Sunday, November 8, 2009

The best laid plans of mice & men: Putting the challenge into perspective

I know I said I would "live-blog" the process I go through when taking responsibility for materials management on a program, but I took a detour that will wind up being incredibly valuable. Someday.

Among my career experiences I was fortunate to work in marketing for a period of time when a new VP was hired to bring organizational leadership to the business development process. The first thing he did was hunker down in his office with several members of his staff, dissecting the business development status of the company. After a couple weeks he emerged from his office to give a presentation to the staff, explaining that the first thing he does when he takes on new responsibilities is to put the challenge into perspective.

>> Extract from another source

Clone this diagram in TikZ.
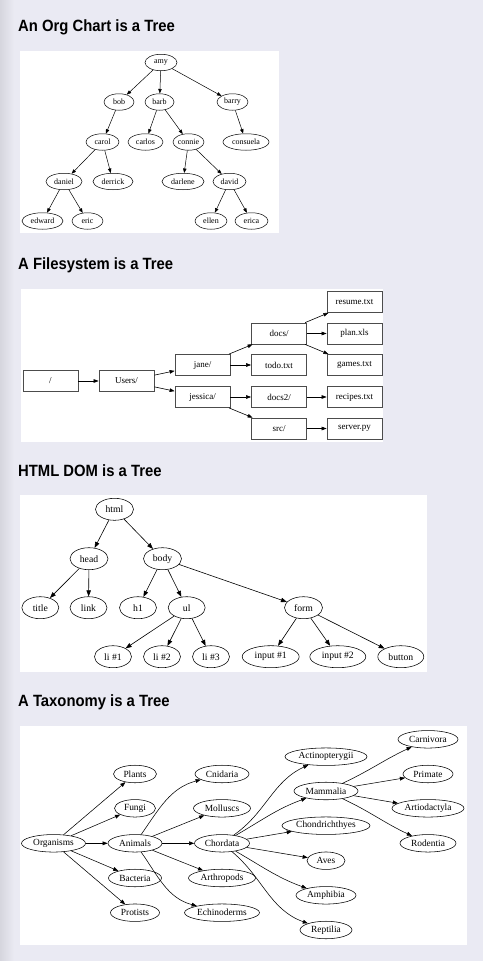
\documentclass[tikz,border=0pt]{standalone}
\usepackage{fontspec}
\setmainfont{Liberation Serif}
\newfontfamily\titlefont{Liberation Sans}[FakeStretch=0.91]
\usetikzlibrary{shapes.geometric,arrows.meta}
\definecolor{pagebg}{RGB}{234,234,243}
\definecolor{edgegray}{RGB}{214,214,222}
\begin{document}
\begin{tikzpicture}[x=1pt,y=1pt,
  ttl/.style={anchor=base west,inner sep=0pt,font=\titlefont\bfseries\fontsize{16.3}{18}\selectfont},
  panel/.style={fill=white,draw=none},
  orgn/.style={draw,ellipse,inner sep=0pt,line width=0.5pt,minimum height=16.5pt,minimum width=#1pt,font=\fontsize{8}{9}\selectfont},
  fsn/.style={draw=black!70,rectangle,inner sep=0pt,line width=0.75pt,minimum height=21pt,minimum width=55pt,font=\fontsize{9}{10}\selectfont},
  domn/.style={draw,ellipse,inner sep=0pt,line width=0.55pt,minimum height=22pt,minimum width=#1pt,font=\fontsize{9.7}{10}\selectfont},
  taxn/.style={draw,ellipse,inner sep=0pt,line width=0.55pt,minimum height=17.5pt,minimum width=#1pt,font=\fontsize{9.4}{10}\selectfont},
  orge/.style={-{Triangle[length=4.5pt,width=3.4pt]},line width=0.5pt},
  fse/.style={-{Triangle[length=5pt,width=3.6pt]},line width=0.6pt},
  dome/.style={-{Triangle[length=6pt,width=4.4pt]},line width=0.6pt},
  taxe/.style={-{Triangle[length=5.2pt,width=3.8pt]},line width=0.55pt},
]
\useasboundingbox (0,0) rectangle (483,-961);
\fill[pagebg] (0,0) rectangle (483,-961);
\shade[left color=edgegray,right color=pagebg] (0,0) rectangle (14,-961);

% ---------- Titles ----------
\node[ttl] (t1) at (18,-31.7) {An Org Chart is a Tree};
\node[ttl] (t2) at (18,-269) {A Filesystem is a Tree};
\node[ttl] (t3) at (18,-476.7) {HTML DOM is a Tree};
\node[ttl] (t4) at (18,-706.7) {A Taxonomy is a Tree};

% ---------- Panels ----------
\fill[panel] (20,-51) rectangle (279,-233);
\fill[panel] (21,-289) rectangle (383,-442);
\fill[panel] (19.5,-495) rectangle (427,-672);
\fill[panel] (19.5,-726) rectangle (467,-945);

% ---------- Org chart ----------
\node[orgn=32] (amy) at (161,-62.5) {amy};
\node[orgn=30] (bob) at (119,-102) {bob};
\node[orgn=29] (barb) at (159.5,-102) {barb};
\node[orgn=31] (barry) at (232.5,-102) {barry};
\node[orgn=33] (carol) at (102.5,-142) {carol};
\node[orgn=35] (carlos) at (145.5,-142) {carlos};
\node[orgn=31] (connie) at (188.5,-142) {connie};
\node[orgn=46] (consuela) at (246,-142) {consuela};
\node[orgn=36] (daniel) at (64,-181.5) {daniel};
\node[orgn=40] (derrick) at (113,-181.5) {derrick};
\node[orgn=42] (darlene) at (183,-181.5) {darlene};
\node[orgn=33] (david) at (229.5,-181.5) {david};
\node[orgn=41] (edward) at (42.5,-221) {edward};
\node[orgn=31] (eric) at (87.5,-221) {eric};
\node[orgn=32] (ellen) at (211,-221) {ellen};
\node[orgn=33] (erica) at (251.5,-221) {erica};
\draw[orge] (amy) -- (bob);
\draw[orge] (amy) -- (barb);
\draw[orge] (amy) -- (barry);
\draw[orge] (bob) -- (carol);
\draw[orge] (barb) -- (carlos);
\draw[orge] (barb) -- (connie);
\draw[orge] (barry) -- (consuela);
\draw[orge] (carol) -- (daniel);
\draw[orge] (carol) -- (derrick);
\draw[orge] (connie) -- (darlene);
\draw[orge] (connie) -- (david);
\draw[orge] (daniel) -- (edward);
\draw[orge] (daniel) -- (eric);
\draw[orge] (david) -- (ellen);
\draw[orge] (david) -- (erica);

% ---------- Filesystem ----------
\node[fsn] (root) at (50.5,-381) {/};
\node[fsn] (users) at (126.5,-381) {Users/};
\node[fsn] (jane) at (202.5,-365) {jane/};
\node[fsn] (jessica) at (202.5,-397) {jessica/};
\node[fsn] (docs) at (279,-333.5) {docs/};
\node[fsn] (todo) at (279,-365) {todo.txt};
\node[fsn] (docstwo) at (279,-397) {docs2/};
\node[fsn] (src) at (279,-428.5) {src/};
\node[fsn] (resume) at (354.5,-302) {resume.txt};
\node[fsn] (plan) at (354.5,-333.5) {plan.xls};
\node[fsn] (games) at (354.5,-365) {games.txt};
\node[fsn] (recipes) at (354.5,-397) {recipes.txt};
\node[fsn] (server) at (354.5,-428.5) {server.py};
\draw[fse] (root) -- (users);
\draw[fse] (users) -- (jane);
\draw[fse] (users) -- (jessica);
\draw[fse] (jane) -- (docs);
\draw[fse] (jane) -- (todo);
\draw[fse] (jessica) -- (docstwo);
\draw[fse] (jessica) -- (src);
\draw[fse] (docs) -- (resume);
\draw[fse] (docs) -- (plan);
\draw[fse] (docs) -- (games);
\draw[fse] (docstwo) -- (recipes);
\draw[fse] (src) -- (server);

% ---------- HTML DOM ----------
\node[domn=38] (html) at (114.5,-509.3) {html};
\node[domn=38] (head) at (89,-558.7) {head};
\node[domn=38] (body) at (162.5,-558.7) {body};
\node[domn=37] (title) at (40.3,-607.7) {title};
\node[domn=37] (link) at (88.5,-607.7) {link};
\node[domn=37] (hone) at (138,-607.7) {h1};
\node[domn=37] (ul) at (186.7,-607.7) {ul};
\node[domn=38] (form) at (303.5,-607.7) {form};
\node[domn=37] (lia) at (113,-656.7) {li \#1};
\node[domn=37] (lib) at (162,-656.7) {li \#2};
\node[domn=37] (lic) at (211,-656.7) {li \#3};
\node[domn=57] (inpa) at (270.7,-656.7) {input \#1};
\node[domn=56] (inpb) at (337.8,-656.7) {input \#2};
\node[domn=46] (button) at (400.8,-656.7) {button};
\draw[dome] (html) -- (head);
\draw[dome] (html) -- (body);
\draw[dome] (head) -- (title);
\draw[dome] (head) -- (link);
\draw[dome] (body) -- (hone);
\draw[dome] (body) -- (ul);
\draw[dome] (body) -- (form);
\draw[dome] (ul) -- (lia);
\draw[dome] (ul) -- (lib);
\draw[dome] (ul) -- (lic);
\draw[dome] (form) -- (inpa);
\draw[dome] (form) -- (inpb);
\draw[dome] (form) -- (button);

% ---------- Taxonomy ----------
\node[taxn=64] (organisms) at (53.5,-843.3) {Organisms};
\node[taxn=43] (plants) at (135,-774) {Plants};
\node[taxn=41] (fungi) at (135,-808.3) {Fungi};
\node[taxn=54] (animals) at (135,-843.3) {Animals};
\node[taxn=53] (bacteria) at (135,-878) {Bacteria};
\node[taxn=49] (protists) at (135,-912.7) {Protists};
\node[taxn=54] (cnidaria) at (222,-774) {Cnidaria};
\node[taxn=57] (molluscs) at (222,-808.3) {Molluscs};
\node[taxn=55] (chordata) at (222,-843.3) {Chordata};
\node[taxn=67] (arthropods) at (222,-878) {Arthropods};
\node[taxn=75] (echinoderms) at (222,-912.7) {Echinoderms};
\node[taxn=82] (actino) at (326,-756.7) {Actinopterygii};
\node[taxn=64] (mammalia) at (326,-791) {Mammalia};
\node[taxn=88] (chondri) at (326,-825.7) {Chondrichthyes};
\node[taxn=38] (aves) at (326,-860.7) {Aves};
\node[taxn=60] (amphibia) at (326,-895.3) {Amphibia};
\node[taxn=52] (reptilia) at (326,-930) {Reptilia};
\node[taxn=60] (carnivora) at (428,-739.3) {Carnivora};
\node[taxn=50] (primate) at (428,-774) {Primate};
\node[taxn=72] (artio) at (428,-808.3) {Artiodactyla};
\node[taxn=56] (rodentia) at (428,-843.3) {Rodentia};
\draw[taxe] (organisms) -- (plants);
\draw[taxe] (organisms) -- (fungi);
\draw[taxe] (organisms) -- (animals);
\draw[taxe] (organisms) -- (bacteria);
\draw[taxe] (organisms) -- (protists);
\draw[taxe] (animals) to[out=55,in=195] (cnidaria);
\draw[taxe] (animals) -- (molluscs);
\draw[taxe] (animals) -- (chordata);
\draw[taxe] (animals) -- (arthropods);
\draw[taxe] (animals) to[out=-55,in=165] (echinoderms);
\draw[taxe] (chordata) to[out=35,in=205] (actino);
\draw[taxe] (chordata) to[out=30,in=200] (mammalia);
\draw[taxe] (chordata) -- (chondri);
\draw[taxe] (chordata) -- (aves);
\draw[taxe] (chordata) to[out=-30,in=160] (amphibia);
\draw[taxe] (chordata) to[out=-40,in=160] (reptilia);
\draw[taxe] (mammalia) to[out=25,in=205] (carnivora);
\draw[taxe] (mammalia) -- (primate);
\draw[taxe] (mammalia) -- (artio);
\draw[taxe] (mammalia) to[out=-25,in=155] (rodentia);
\end{tikzpicture}
\end{document}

As I mentioned, this is a mature program with significant challenges. Taking my cue from this former manager, I pulled my usual post-MRP-run reports: Backlog, Planned Orders, Open Orders, On-Hand Inventory. I normally lay the data out in Excel and do the math: how many units have to be built, how many units are on-hand, how many units are being built in the open orders, and how many units remain to be built. Simply put, the way production scheduling and MRP work is:
On-Hand Inventory + Open Orders + Planned Orders = Backlog

Anything else, and you have a problem.

So, I pulled the data expecting to see everything balance and my challenge would be a function of lead time and material availability. Except, the data wasn't adding up correctly.

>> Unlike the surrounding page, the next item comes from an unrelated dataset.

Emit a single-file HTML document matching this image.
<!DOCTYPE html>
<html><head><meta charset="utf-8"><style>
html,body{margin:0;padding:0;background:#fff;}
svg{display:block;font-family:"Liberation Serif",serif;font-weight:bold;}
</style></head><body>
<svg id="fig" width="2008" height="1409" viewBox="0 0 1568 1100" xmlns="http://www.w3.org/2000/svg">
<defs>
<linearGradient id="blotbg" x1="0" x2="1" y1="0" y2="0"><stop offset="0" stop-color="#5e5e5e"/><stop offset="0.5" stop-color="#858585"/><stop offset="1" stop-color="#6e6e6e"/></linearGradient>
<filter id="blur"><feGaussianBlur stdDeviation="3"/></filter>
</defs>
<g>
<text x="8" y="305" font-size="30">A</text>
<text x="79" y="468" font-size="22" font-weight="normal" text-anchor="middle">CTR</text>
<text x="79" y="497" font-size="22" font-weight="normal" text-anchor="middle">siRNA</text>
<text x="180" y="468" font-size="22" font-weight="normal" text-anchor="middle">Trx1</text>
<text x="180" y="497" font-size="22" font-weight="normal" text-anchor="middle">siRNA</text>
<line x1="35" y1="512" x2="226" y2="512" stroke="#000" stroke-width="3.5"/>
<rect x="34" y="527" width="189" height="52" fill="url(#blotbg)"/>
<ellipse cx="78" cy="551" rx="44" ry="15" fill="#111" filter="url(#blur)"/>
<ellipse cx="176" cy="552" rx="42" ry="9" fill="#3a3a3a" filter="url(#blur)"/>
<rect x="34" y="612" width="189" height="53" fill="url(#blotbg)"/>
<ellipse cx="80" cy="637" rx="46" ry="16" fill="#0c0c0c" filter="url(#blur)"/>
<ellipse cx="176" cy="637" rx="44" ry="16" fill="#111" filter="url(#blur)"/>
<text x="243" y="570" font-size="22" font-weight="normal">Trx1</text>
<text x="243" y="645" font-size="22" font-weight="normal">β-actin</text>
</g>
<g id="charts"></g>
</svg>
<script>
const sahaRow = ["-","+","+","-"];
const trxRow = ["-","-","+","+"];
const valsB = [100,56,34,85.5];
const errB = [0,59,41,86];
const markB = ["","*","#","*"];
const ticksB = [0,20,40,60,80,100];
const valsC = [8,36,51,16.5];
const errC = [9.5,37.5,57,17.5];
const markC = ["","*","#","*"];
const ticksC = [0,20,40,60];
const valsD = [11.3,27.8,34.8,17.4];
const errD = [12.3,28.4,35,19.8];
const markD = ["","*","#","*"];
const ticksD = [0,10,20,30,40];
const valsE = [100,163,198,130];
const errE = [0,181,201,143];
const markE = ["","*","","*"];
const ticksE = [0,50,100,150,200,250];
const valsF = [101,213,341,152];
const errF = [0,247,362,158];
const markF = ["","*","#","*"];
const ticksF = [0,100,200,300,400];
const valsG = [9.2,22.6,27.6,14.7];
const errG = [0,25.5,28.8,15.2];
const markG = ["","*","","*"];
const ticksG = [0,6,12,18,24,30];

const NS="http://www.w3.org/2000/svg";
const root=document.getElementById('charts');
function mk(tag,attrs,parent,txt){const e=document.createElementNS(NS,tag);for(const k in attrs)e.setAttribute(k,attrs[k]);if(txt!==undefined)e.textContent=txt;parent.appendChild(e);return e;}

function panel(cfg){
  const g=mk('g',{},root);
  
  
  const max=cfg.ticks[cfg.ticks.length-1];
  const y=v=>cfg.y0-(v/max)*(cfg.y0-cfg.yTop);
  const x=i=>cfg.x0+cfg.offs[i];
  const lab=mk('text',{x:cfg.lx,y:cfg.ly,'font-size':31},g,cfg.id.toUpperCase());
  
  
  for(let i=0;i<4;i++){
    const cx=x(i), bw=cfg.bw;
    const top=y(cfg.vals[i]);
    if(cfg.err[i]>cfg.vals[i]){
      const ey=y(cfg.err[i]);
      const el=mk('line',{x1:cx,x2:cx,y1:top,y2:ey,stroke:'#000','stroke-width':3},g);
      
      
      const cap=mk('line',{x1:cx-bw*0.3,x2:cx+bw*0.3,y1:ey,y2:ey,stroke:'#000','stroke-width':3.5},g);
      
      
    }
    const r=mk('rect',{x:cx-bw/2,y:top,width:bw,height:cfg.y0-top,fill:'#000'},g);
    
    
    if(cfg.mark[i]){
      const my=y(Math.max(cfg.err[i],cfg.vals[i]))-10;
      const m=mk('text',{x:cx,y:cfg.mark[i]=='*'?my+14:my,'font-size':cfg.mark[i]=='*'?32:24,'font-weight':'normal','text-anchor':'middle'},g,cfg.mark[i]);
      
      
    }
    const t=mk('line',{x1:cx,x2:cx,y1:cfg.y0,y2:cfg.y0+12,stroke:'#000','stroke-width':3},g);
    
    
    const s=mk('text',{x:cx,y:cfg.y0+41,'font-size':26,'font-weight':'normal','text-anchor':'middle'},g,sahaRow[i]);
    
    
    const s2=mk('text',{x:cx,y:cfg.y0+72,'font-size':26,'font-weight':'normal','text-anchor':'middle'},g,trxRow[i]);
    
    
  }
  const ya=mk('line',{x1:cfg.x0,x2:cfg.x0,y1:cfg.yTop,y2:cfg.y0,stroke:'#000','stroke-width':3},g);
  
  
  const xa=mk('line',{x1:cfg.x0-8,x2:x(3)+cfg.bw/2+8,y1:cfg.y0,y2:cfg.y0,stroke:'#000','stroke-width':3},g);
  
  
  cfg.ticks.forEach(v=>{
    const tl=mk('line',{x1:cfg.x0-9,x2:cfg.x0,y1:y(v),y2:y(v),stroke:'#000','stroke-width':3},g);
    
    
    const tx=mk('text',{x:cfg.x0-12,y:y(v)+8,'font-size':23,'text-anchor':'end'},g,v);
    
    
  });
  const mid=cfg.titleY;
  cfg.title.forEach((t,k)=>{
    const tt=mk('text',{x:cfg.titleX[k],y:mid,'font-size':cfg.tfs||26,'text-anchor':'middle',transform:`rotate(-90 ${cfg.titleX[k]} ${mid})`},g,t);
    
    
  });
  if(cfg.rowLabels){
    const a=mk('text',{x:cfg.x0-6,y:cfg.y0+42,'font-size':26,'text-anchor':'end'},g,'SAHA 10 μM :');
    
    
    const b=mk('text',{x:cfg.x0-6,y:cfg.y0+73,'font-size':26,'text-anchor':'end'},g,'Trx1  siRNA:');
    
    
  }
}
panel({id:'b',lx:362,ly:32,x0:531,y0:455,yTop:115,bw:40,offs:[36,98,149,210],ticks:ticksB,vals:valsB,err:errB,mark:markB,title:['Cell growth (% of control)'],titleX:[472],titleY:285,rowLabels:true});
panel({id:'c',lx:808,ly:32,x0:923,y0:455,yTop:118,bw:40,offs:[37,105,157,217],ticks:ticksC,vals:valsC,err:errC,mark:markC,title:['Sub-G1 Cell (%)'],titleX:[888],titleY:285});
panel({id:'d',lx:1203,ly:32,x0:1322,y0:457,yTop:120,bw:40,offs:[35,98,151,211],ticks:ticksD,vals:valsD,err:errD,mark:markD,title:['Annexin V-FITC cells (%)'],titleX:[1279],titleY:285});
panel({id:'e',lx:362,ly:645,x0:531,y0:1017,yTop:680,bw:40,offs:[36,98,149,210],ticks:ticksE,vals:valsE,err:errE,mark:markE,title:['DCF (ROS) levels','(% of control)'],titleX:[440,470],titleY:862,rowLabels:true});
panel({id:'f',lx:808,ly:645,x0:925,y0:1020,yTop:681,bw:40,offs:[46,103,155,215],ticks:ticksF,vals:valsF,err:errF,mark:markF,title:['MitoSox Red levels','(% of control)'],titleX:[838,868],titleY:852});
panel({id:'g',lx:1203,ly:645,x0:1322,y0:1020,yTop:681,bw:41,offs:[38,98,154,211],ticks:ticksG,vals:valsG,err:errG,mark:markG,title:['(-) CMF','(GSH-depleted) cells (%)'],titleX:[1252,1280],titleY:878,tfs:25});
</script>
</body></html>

By the end of the first 14-hr day I'd found some major human errors that had contributed to a portion of the problem. Once corrected and MRP was re-run, the numbers still weren't adding up. By the end of the second day I'd found an open order that wasn't consuming material properly. Once I showed it to my manager, she diagnosed the specific problem in about 30 seconds. I won't go into it here because it was human error, not system error (although it would have been nice if the system hadn't allowed the error).

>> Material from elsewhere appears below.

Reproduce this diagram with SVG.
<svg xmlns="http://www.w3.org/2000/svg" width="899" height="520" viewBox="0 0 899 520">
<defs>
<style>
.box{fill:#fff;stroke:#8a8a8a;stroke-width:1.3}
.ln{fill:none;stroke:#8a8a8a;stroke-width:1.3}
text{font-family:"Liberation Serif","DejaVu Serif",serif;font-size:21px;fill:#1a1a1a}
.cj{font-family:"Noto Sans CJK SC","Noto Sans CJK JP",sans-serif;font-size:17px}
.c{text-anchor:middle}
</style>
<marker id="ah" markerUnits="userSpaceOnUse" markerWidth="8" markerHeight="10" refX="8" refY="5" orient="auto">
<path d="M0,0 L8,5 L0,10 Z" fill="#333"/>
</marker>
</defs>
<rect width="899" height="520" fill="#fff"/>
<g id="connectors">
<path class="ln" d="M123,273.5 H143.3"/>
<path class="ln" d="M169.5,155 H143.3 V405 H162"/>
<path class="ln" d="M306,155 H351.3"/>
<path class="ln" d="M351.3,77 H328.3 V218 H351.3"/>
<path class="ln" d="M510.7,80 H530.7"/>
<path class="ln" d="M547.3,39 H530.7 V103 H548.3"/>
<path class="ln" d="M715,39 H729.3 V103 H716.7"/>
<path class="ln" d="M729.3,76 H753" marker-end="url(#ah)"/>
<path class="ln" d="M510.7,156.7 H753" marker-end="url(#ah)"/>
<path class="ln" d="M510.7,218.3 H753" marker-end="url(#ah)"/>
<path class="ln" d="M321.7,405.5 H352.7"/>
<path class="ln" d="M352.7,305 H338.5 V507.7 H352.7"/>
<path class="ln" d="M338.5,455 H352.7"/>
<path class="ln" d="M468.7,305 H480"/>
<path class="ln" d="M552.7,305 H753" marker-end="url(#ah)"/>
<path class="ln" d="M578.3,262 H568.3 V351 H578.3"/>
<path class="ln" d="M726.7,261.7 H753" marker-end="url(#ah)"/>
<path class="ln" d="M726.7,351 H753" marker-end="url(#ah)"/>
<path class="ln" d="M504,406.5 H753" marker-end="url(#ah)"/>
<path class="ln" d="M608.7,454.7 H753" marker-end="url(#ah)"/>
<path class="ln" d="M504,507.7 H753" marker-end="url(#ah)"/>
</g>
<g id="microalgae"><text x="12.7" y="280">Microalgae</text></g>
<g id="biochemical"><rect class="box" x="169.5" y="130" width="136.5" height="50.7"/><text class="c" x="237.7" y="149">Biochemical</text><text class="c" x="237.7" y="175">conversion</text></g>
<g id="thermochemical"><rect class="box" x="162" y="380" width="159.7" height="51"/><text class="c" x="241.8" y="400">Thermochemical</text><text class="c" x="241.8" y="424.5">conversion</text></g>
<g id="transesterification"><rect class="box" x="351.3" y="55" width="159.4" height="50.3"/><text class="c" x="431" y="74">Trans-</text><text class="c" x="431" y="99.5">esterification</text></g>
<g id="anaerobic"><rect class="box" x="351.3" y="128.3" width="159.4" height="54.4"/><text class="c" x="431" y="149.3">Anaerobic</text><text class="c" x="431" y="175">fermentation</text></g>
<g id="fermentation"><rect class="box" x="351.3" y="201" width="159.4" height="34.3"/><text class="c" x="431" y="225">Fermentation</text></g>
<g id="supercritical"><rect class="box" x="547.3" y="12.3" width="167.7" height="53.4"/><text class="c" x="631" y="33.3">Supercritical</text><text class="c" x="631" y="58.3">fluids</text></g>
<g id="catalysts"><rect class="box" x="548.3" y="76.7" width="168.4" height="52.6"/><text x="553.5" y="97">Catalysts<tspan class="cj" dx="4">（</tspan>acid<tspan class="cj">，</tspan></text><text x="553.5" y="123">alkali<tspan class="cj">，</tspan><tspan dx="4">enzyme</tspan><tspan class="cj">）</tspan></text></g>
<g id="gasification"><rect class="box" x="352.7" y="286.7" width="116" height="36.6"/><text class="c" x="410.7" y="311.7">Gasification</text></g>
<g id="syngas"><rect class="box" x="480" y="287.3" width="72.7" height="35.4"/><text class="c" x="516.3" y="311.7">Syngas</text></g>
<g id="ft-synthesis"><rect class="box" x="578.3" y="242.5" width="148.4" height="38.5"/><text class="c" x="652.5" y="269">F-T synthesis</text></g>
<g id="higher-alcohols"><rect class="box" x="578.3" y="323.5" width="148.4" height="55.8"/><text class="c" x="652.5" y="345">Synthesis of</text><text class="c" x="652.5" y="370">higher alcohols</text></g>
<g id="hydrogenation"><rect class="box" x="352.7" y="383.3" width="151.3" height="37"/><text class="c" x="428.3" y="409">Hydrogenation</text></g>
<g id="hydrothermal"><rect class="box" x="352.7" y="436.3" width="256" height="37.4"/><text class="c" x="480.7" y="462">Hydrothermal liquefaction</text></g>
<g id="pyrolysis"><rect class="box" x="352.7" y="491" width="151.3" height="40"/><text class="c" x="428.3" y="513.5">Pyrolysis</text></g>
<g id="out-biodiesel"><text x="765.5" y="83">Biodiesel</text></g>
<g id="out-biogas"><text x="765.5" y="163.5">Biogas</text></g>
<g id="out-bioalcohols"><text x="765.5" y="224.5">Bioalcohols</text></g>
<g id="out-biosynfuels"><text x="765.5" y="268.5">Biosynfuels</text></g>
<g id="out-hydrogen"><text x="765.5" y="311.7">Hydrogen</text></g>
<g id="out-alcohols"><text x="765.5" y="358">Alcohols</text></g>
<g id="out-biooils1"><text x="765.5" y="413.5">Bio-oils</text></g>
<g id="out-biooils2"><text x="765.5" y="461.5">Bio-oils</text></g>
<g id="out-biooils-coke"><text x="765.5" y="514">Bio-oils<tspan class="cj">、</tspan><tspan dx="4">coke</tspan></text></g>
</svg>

So, my "normal" process for getting my arms around program materials responsibilities has been short-circuited. Fixing the issues in the system are beyond my abilities, but I'm fortunate to have a manager with the technical skills to do so and the integrity to shoulder that responsibility rather than pawn it off on me. Even so, this will be the biggest challenge of my career thus far.

I have many weeks of long hours ahead while I try to make sense of the situation from a schedule, capacity, and availability perspective. But as I tell my team, when the system is used properly, time is your friend - eventually, material is ordered properly, arrives on time, and you recover and stabilize.